I should point out that for most non-believers, the definition of "atheist" isn't a belief that there is no god; it is a lack of belief in a god.

Seems semantic but there is a difference.

but at the same time, many people think of Atheists as people without rules and morals or anything of the variety... surely something must be done to rectify that?

Anybody who believes that isn't doing it because of logic or evidence but because they are biased, xenophobic, closed minded, ingnorant knaves.

that's true, but a lot of people defend the "organized" basis of religion in that it has a clear-cut, well defined set of rules and expects people to abide by them. Thus, they think that as an atheist, if I don't have Religion, then I don't have rules or morals.

We do not agree on why we do not believe in god.

but isn't there some basic framework as to WHY we don't?

Empirical logic, experience, conjecture etc.?

In my opinion, the only framework that would apply to everyone is reason. Is there any other way in which to come to the conclusion we all have?

I concur.
So Daniel, what disagreements do we have on our reasons for not believing in god?


I think there is. In my head is irrefutable proof. And it is quite depressing that other atheists come at a different angle. Not depressing because my ego isn't flattered but because my answer seems so true.

The ingredients needed are

  • perspective
  • reason
  • logic
  • Occam's razor
  • an understanding of how we react

Use these and the answer becomes so clear, so obvious.

This is where I start. Have you ever been in a tornado, an earthquake, a tsunami, a drought, a flood etc? They are very scarey situations where you can come face-to-face with your own mortality.

Now take yourself back to a time of limited perspective, limited knowledge, limited horizons, heightened fear, and say hello to the first gods. Local and literal.

These local Gods merged with local gods of others. Eventually, given time and 'civilisation' these Gods formed a pantheon such as the Ancient Greeks, Egyptians etc.
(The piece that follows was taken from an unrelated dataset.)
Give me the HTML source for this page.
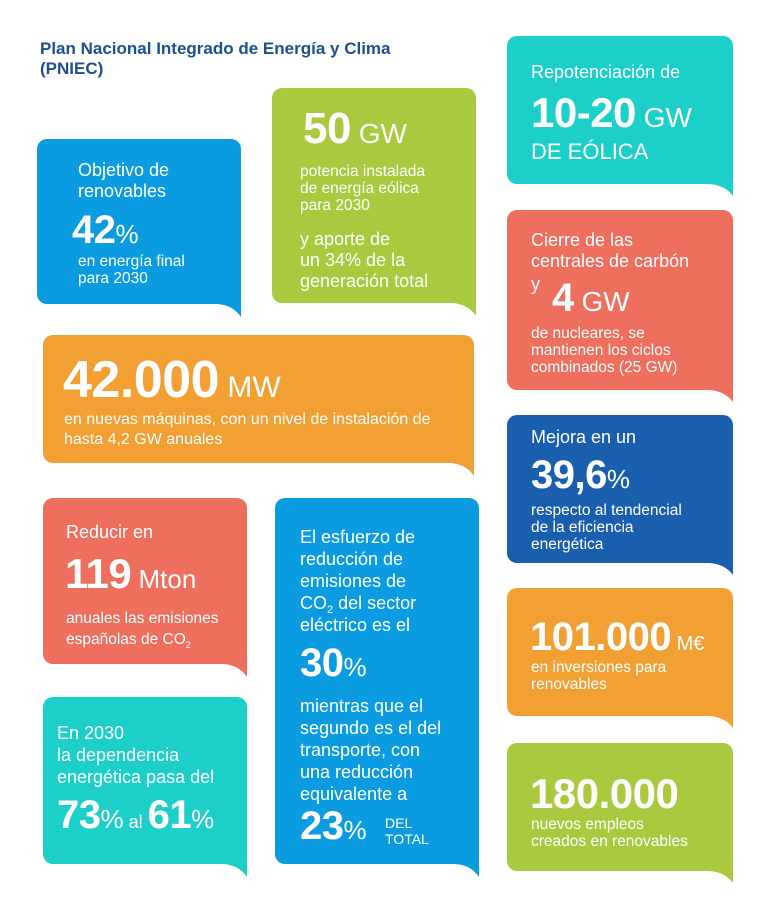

Within civilisation it was noted how the people love/have faith in their gods and how power and control could be wielded through this faith.

So they created monotheistic religions. Ambiguity lost and teachings centralised, the purveyors of monotheistic religions spread their word and passive-aggressively found more power than they would have dreamed of.

And we know what power does...

I should point out that for most non-believers, the definition of "atheist" isn't a belief that there is no god; it is a lack of belief in a god.

Seems semantic but there is a difference.

@ Abdullah - I don't believe in God(s). I lack belief in God(s). These mean the same thing to me. I 'don't have' and I 'lack' (same thing). What am I missing?

thought I don't necessarily agree with Abdullah's analysis.

I would like to point out that the term "Atheist" literally means "without god" with the Greek alpha-privative, implying that god is something that is necessary for life.

I think a better term would be "nontheist", am I right?

Mabel, the two statements you make are indeed equivalent to each other, but they are not matches for Abdullah's two statements you quoted, which are:

a belief that there is no god


lack of a belief in a god

The first of Abdullah's statements does not correspond to your first statement "I don't believe in God(s)."  Your two phrasings express the lack of something, a belief in god.  If you think about it, a turnip lacks a belief in god.  Or in anything else for that matter.  "I don't believe in God" does not mean necessarily that you are positive there is no god.  When you express that you are sure that god doesn't exist, then and only then do you have "a belief that there is no god."  Most atheists won't go that far (I am one who will).